At 7 p.m., the Cleveland parking lot will be filled on an invitation-only basis for what will be a quick graduation with speeches kept under five minutes. Only graduates and their immediate families will be allowed to attend, but extended family and friends will be able to witness the graduation through a livestream. Speeches at the graduation will be hybrid of in-person and digital, including virtual class memory speech by some seniors and three awards.
“We worked extensively with Le Sueur County Health,” said Principal Scott Lusk. “I want to thank them for helping us to put this together and make this happen safely. That’s my biggest concern is safety for everyone. I think we have a plan that will do a great job of keeping everything a safe as we can so we can meet all the guidelines. That’s the biggest thing.”
After the speeches, graduates will walk onstage to collect their diplomas. Instead of being handed a diploma, the seniors will instead pick it up off a table to ensure that the process is contactless. Throughout the graduation, Cleveland Police and Fire will supply traffic control to ensure the event is well-run.
“Your emotions go everywhere, because you wish you could do so much more for these kids,” said Lusk. “I’m glad that we’re able to do something for these students because it’s a great class … Everybody right now needs something like this just for a pick me up and I hope that’s what we can do with this. It’s not going to look normal, it’s not going to feel normal, but it’s something that we can celebrate right now at this time.”
New grading system
In light of distance learning, the Cleveland Public School Board approved new grading options for students that have fallen behind. In line with recent guidance form the Minnesota Department of Education, Cleveland is giving additional time to students to obtain a passing grade.
On May 1, the MDE encouraged districts to prohibit failing grades and instead give students additional time or report non-passing grades as ‘in-progress.’
“Students would benefit from educators using growth-based terminology,” the guidance states. “Every day, and especially during this time when students are experiencing so much uncertainty and so many situations over which they have no control, students benefit from educators using growth-based terminology in every possible situation. A student should not be reported as a failure and retained or given an F during this unprecedented situation.”
As part of this new model, Cleveland is allowing students to have one on one time with teachers as part of an eight day intervention. During this time, teachers assist their students with the areas they are struggling in to catch them up and achieve a passing grade. Students who go through this process will not be assigned a pass/fail grade. Instead, grades will be recorded with a different terminology for passing and in progress grades..

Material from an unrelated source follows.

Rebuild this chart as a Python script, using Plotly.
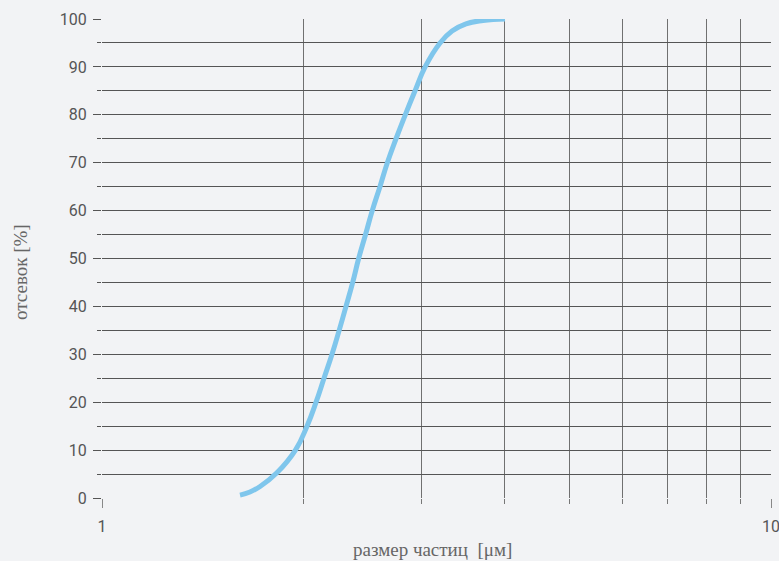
import plotly.graph_objects as go

size_um = [1.608, 1.664, 1.723, 1.824, 1.946, 2.025, 2.089, 2.147, 2.207, 2.262, 2.316, 2.370, 2.419,
           2.477, 2.535, 2.603, 2.670, 2.751, 2.840, 2.937, 3.041, 3.201, 3.336, 3.500, 3.712, 4.003]
passing = [0.6, 1.25, 2.4, 5.2, 10.0, 15.0, 20.0, 25.0, 30.0, 35.0, 40.0, 45.0, 50.0,
           55.0, 60.0, 65.0, 70.0, 75.0, 80.0, 85.0, 90.0, 95.0, 97.5, 99.0, 99.7, 100.0]

x_major = [1, 10]
x_major_text = ["1", "10"]
x_minor = [2, 3, 4, 5, 6, 7, 8, 9]

x_title = "размер частиц\u00a0 [μм]"
y_title = "отсевок [%]"

bg = "#f2f3f5"
fig = go.Figure()
fig.add_trace(go.Scatter(x=size_um, y=passing, mode="lines",
                         line=dict(color="#7fc6ec", width=5, shape="spline", smoothing=1.3),
                         hoverinfo="skip"))

fig.update_layout(
    width=779, height=561,
    margin=dict(l=102, r=8, t=19, b=63, autoexpand=False),
    paper_bgcolor=bg, plot_bgcolor=bg,
    showlegend=False,
    font=dict(family="Roboto", color="#555555", size=16),
    annotations=[
        dict(text=x_title, xref="paper", yref="paper", x=0.4933, y=-0.1065,
             xanchor="center", yanchor="middle", showarrow=False,
             font=dict(family="Liberation Serif", size=19, color="#666666")),
        dict(text=y_title, xref="paper", yref="paper", x=-0.1226, y=0.4718,
             xanchor="center", yanchor="middle", showarrow=False, textangle=-90,
             font=dict(family="Liberation Serif", size=19, color="#666666")),
    ],
)
fig.update_xaxes(
    type="log", range=[0, 1], automargin=False,
    tickmode="array", tickvals=x_major, ticktext=x_major_text,
    ticks="outside", ticklen=9, tickcolor="#888888", tickwidth=1,
    ticklabelstandoff=5, ticklabeloverflow="allow",
    showgrid=True, gridcolor="#777777", gridwidth=1,
    minor=dict(tickmode="array", tickvals=x_minor, ticks="outside", ticklen=5,
               tickcolor="#777777", showgrid=True, gridcolor="#707070", gridwidth=1),
    showline=False, zeroline=False,
    tickfont=dict(family="Roboto", size=16, color="#555555"),
)
fig.update_yaxes(
    range=[0, 100], tickmode="linear", tick0=0, dtick=10, automargin=False,
    ticks="outside", ticklen=8, tickcolor="#555555", ticklabelstandoff=3,
    showgrid=True, gridcolor="#555555", gridwidth=1,
    minor=dict(dtick=5, ticks="outside", ticklen=4, tickcolor="#555555",
               showgrid=True, gridcolor="#555555", gridwidth=1),
    showline=False, zeroline=False,
    tickfont=dict(family="Roboto", size=16, color="#555555"),
)
fig.write_html("out.html", config={"displayModeBar": False},
               post_script="document.body.style.margin='0';document.body.style.background='#f2f3f5';")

“It’s a lot of work for our teachers, but the students will get the most benefit from a one on one meeting by Google Meet,” said Lusk. “In this model, the teacher is able to figure out what the kid mostly would need. If I give you 20 late assignments or something, you’re just going to shut down. So instead, you can pick and choose what your students need most. And the big thing is there something going on that they can’t do normally so just having those social interactions with those kids is huge.”